### [Set problem]
Your task is to print the material below exactly as presented.

### [Source data]

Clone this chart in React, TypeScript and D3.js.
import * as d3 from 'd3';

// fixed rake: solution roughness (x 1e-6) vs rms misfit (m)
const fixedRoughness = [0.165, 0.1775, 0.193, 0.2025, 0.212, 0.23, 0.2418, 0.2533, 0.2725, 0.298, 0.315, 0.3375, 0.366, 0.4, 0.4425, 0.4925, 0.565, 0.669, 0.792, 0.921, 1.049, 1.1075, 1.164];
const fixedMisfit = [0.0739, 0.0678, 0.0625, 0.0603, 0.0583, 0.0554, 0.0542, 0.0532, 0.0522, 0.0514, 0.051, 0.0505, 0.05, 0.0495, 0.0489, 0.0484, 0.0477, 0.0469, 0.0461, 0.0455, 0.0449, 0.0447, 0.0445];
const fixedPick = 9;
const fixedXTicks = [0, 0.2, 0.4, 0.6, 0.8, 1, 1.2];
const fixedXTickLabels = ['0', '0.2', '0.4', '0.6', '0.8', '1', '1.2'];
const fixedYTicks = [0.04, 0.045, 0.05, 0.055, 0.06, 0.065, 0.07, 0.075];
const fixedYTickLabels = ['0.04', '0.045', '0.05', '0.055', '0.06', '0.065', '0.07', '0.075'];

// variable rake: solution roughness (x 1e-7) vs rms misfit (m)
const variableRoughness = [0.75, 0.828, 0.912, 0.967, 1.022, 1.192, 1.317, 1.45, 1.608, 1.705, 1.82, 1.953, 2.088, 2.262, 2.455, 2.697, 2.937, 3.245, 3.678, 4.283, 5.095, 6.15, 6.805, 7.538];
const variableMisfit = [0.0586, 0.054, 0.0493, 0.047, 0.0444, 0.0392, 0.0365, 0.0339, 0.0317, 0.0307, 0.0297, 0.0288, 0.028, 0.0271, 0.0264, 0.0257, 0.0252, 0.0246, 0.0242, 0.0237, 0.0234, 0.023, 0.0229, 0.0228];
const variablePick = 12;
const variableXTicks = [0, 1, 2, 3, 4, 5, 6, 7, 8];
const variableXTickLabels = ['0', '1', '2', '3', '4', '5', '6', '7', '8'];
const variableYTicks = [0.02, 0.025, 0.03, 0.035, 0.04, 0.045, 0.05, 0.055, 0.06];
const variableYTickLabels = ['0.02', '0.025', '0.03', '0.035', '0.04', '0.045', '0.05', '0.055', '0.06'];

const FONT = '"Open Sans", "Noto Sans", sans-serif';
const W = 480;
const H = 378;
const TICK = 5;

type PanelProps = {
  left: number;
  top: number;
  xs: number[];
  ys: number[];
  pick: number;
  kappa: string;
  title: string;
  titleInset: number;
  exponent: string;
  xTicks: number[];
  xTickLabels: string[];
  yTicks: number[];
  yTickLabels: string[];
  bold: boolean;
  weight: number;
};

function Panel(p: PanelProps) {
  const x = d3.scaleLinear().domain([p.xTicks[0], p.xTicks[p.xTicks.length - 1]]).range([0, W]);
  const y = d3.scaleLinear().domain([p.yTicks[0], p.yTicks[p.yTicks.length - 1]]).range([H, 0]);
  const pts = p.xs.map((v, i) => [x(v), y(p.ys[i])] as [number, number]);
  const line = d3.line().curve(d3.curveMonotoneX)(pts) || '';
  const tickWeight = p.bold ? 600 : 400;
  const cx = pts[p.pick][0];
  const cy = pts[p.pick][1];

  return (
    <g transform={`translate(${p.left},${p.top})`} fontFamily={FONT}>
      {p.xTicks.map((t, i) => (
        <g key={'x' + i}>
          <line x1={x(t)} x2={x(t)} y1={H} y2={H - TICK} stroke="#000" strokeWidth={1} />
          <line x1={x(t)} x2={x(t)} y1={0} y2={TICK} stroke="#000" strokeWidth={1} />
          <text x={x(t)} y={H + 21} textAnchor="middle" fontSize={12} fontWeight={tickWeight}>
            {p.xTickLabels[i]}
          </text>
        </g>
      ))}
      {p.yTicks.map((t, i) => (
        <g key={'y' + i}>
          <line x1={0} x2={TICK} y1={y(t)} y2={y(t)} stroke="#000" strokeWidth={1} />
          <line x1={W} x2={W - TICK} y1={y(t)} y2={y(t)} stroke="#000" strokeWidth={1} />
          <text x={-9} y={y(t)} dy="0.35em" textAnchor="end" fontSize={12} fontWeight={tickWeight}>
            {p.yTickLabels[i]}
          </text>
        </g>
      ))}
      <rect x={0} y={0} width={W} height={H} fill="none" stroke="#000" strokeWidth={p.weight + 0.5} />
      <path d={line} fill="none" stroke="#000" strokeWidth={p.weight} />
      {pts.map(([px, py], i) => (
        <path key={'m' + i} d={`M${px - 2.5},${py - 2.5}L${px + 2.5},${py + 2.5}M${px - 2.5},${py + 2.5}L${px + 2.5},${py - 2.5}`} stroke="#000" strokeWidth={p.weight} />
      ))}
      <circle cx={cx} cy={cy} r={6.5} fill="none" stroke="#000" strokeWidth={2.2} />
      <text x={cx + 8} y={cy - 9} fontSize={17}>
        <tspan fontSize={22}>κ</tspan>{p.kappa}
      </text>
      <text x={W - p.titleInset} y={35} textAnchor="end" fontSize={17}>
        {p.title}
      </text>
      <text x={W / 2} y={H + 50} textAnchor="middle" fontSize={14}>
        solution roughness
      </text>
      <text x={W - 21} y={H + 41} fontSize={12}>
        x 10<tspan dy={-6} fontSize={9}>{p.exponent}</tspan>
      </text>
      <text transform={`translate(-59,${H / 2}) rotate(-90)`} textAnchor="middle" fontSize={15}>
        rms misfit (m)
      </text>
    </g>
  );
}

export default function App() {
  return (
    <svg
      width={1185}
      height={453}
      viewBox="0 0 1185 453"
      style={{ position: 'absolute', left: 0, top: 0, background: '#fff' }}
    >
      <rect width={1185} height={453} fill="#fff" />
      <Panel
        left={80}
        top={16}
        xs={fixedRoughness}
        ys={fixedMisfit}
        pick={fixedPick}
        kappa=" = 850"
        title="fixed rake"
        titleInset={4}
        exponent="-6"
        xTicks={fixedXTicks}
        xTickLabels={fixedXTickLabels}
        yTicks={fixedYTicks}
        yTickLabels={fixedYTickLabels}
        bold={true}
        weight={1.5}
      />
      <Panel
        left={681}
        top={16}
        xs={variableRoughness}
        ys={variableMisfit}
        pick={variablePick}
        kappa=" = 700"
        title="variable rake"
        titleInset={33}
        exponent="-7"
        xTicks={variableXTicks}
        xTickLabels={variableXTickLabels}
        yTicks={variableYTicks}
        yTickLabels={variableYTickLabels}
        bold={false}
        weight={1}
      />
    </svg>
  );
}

### [Result of the task]
Clone this chart in React, TypeScript and D3.js.
import * as d3 from 'd3';

// fixed rake: solution roughness (x 1e-6) vs rms misfit (m)
const fixedRoughness = [0.165, 0.1775, 0.193, 0.2025, 0.212, 0.23, 0.2418, 0.2533, 0.2725, 0.298, 0.315, 0.3375, 0.366, 0.4, 0.4425, 0.4925, 0.565, 0.669, 0.792, 0.921, 1.049, 1.1075, 1.164];
const fixedMisfit = [0.0739, 0.0678, 0.0625, 0.0603, 0.0583, 0.0554, 0.0542, 0.0532, 0.0522, 0.0514, 0.051, 0.0505, 0.05, 0.0495, 0.0489, 0.0484, 0.0477, 0.0469, 0.0461, 0.0455, 0.0449, 0.0447, 0.0445];
const fixedPick = 9;
const fixedXTicks = [0, 0.2, 0.4, 0.6, 0.8, 1, 1.2];
const fixedXTickLabels = ['0', '0.2', '0.4', '0.6', '0.8', '1', '1.2'];
const fixedYTicks = [0.04, 0.045, 0.05, 0.055, 0.06, 0.065, 0.07, 0.075];
const fixedYTickLabels = ['0.04', '0.045', '0.05', '0.055', '0.06', '0.065', '0.07', '0.075'];

// variable rake: solution roughness (x 1e-7) vs rms misfit (m)
const variableRoughness = [0.75, 0.828, 0.912, 0.967, 1.022, 1.192, 1.317, 1.45, 1.608, 1.705, 1.82, 1.953, 2.088, 2.262, 2.455, 2.697, 2.937, 3.245, 3.678, 4.283, 5.095, 6.15, 6.805, 7.538];
const variableMisfit = [0.0586, 0.054, 0.0493, 0.047, 0.0444, 0.0392, 0.0365, 0.0339, 0.0317, 0.0307, 0.0297, 0.0288, 0.028, 0.0271, 0.0264, 0.0257, 0.0252, 0.0246, 0.0242, 0.0237, 0.0234, 0.023, 0.0229, 0.0228];
const variablePick = 12;
const variableXTicks = [0, 1, 2, 3, 4, 5, 6, 7, 8];
const variableXTickLabels = ['0', '1', '2', '3', '4', '5', '6', '7', '8'];
const variableYTicks = [0.02, 0.025, 0.03, 0.035, 0.04, 0.045, 0.05, 0.055, 0.06];
const variableYTickLabels = ['0.02', '0.025', '0.03', '0.035', '0.04', '0.045', '0.05', '0.055', '0.06'];

const FONT = '"Open Sans", "Noto Sans", sans-serif';
const W = 480;
const H = 378;
const TICK = 5;

type PanelProps = {
  left: number;
  top: number;
  xs: number[];
  ys: number[];
  pick: number;
  kappa: string;
  title: string;
  titleInset: number;
  exponent: string;
  xTicks: number[];
  xTickLabels: string[];
  yTicks: number[];
  yTickLabels: string[];
  bold: boolean;
  weight: number;
};

function Panel(p: PanelProps) {
  const x = d3.scaleLinear().domain([p.xTicks[0], p.xTicks[p.xTicks.length - 1]]).range([0, W]);
  const y = d3.scaleLinear().domain([p.yTicks[0], p.yTicks[p.yTicks.length - 1]]).range([H, 0]);
  const pts = p.xs.map((v, i) => [x(v), y(p.ys[i])] as [number, number]);
  const line = d3.line().curve(d3.curveMonotoneX)(pts) || '';
  const tickWeight = p.bold ? 600 : 400;
  const cx = pts[p.pick][0];
  const cy = pts[p.pick][1];

  return (
    <g transform={`translate(${p.left},${p.top})`} fontFamily={FONT}>
      {p.xTicks.map((t, i) => (
        <g key={'x' + i}>
          <line x1={x(t)} x2={x(t)} y1={H} y2={H - TICK} stroke="#000" strokeWidth={1} />
          <line x1={x(t)} x2={x(t)} y1={0} y2={TICK} stroke="#000" strokeWidth={1} />
          <text x={x(t)} y={H + 21} textAnchor="middle" fontSize={12} fontWeight={tickWeight}>
            {p.xTickLabels[i]}
          </text>
        </g>
      ))}
      {p.yTicks.map((t, i) => (
        <g key={'y' + i}>
          <line x1={0} x2={TICK} y1={y(t)} y2={y(t)} stroke="#000" strokeWidth={1} />
          <line x1={W} x2={W - TICK} y1={y(t)} y2={y(t)} stroke="#000" strokeWidth={1} />
          <text x={-9} y={y(t)} dy="0.35em" textAnchor="end" fontSize={12} fontWeight={tickWeight}>
            {p.yTickLabels[i]}
          </text>
        </g>
      ))}
      <rect x={0} y={0} width={W} height={H} fill="none" stroke="#000" strokeWidth={p.weight + 0.5} />
      <path d={line} fill="none" stroke="#000" strokeWidth={p.weight} />
      {pts.map(([px, py], i) => (
        <path key={'m' + i} d={`M${px - 2.5},${py - 2.5}L${px + 2.5},${py + 2.5}M${px - 2.5},${py + 2.5}L${px + 2.5},${py - 2.5}`} stroke="#000" strokeWidth={p.weight} />
      ))}
      <circle cx={cx} cy={cy} r={6.5} fill="none" stroke="#000" strokeWidth={2.2} />
      <text x={cx + 8} y={cy - 9} fontSize={17}>
        <tspan fontSize={22}>κ</tspan>{p.kappa}
      </text>
      <text x={W - p.titleInset} y={35} textAnchor="end" fontSize={17}>
        {p.title}
      </text>
      <text x={W / 2} y={H + 50} textAnchor="middle" fontSize={14}>
        solution roughness
      </text>
      <text x={W - 21} y={H + 41} fontSize={12}>
        x 10<tspan dy={-6} fontSize={9}>{p.exponent}</tspan>
      </text>
      <text transform={`translate(-59,${H / 2}) rotate(-90)`} textAnchor="middle" fontSize={15}>
        rms misfit (m)
      </text>
    </g>
  );
}

export default function App() {
  return (
    <svg
      width={1185}
      height={453}
      viewBox="0 0 1185 453"
      style={{ position: 'absolute', left: 0, top: 0, background: '#fff' }}
    >
      <rect width={1185} height={453} fill="#fff" />
      <Panel
        left={80}
        top={16}
        xs={fixedRoughness}
        ys={fixedMisfit}
        pick={fixedPick}
        kappa=" = 850"
        title="fixed rake"
        titleInset={4}
        exponent="-6"
        xTicks={fixedXTicks}
        xTickLabels={fixedXTickLabels}
        yTicks={fixedYTicks}
        yTickLabels={fixedYTickLabels}
        bold={true}
        weight={1.5}
      />
      <Panel
        left={681}
        top={16}
        xs={variableRoughness}
        ys={variableMisfit}
        pick={variablePick}
        kappa=" = 700"
        title="variable rake"
        titleInset={33}
        exponent="-7"
        xTicks={variableXTicks}
        xTickLabels={variableXTickLabels}
        yTicks={variableYTicks}
        yTickLabels={variableYTickLabels}
        bold={false}
        weight={1}
      />
    </svg>
  );
}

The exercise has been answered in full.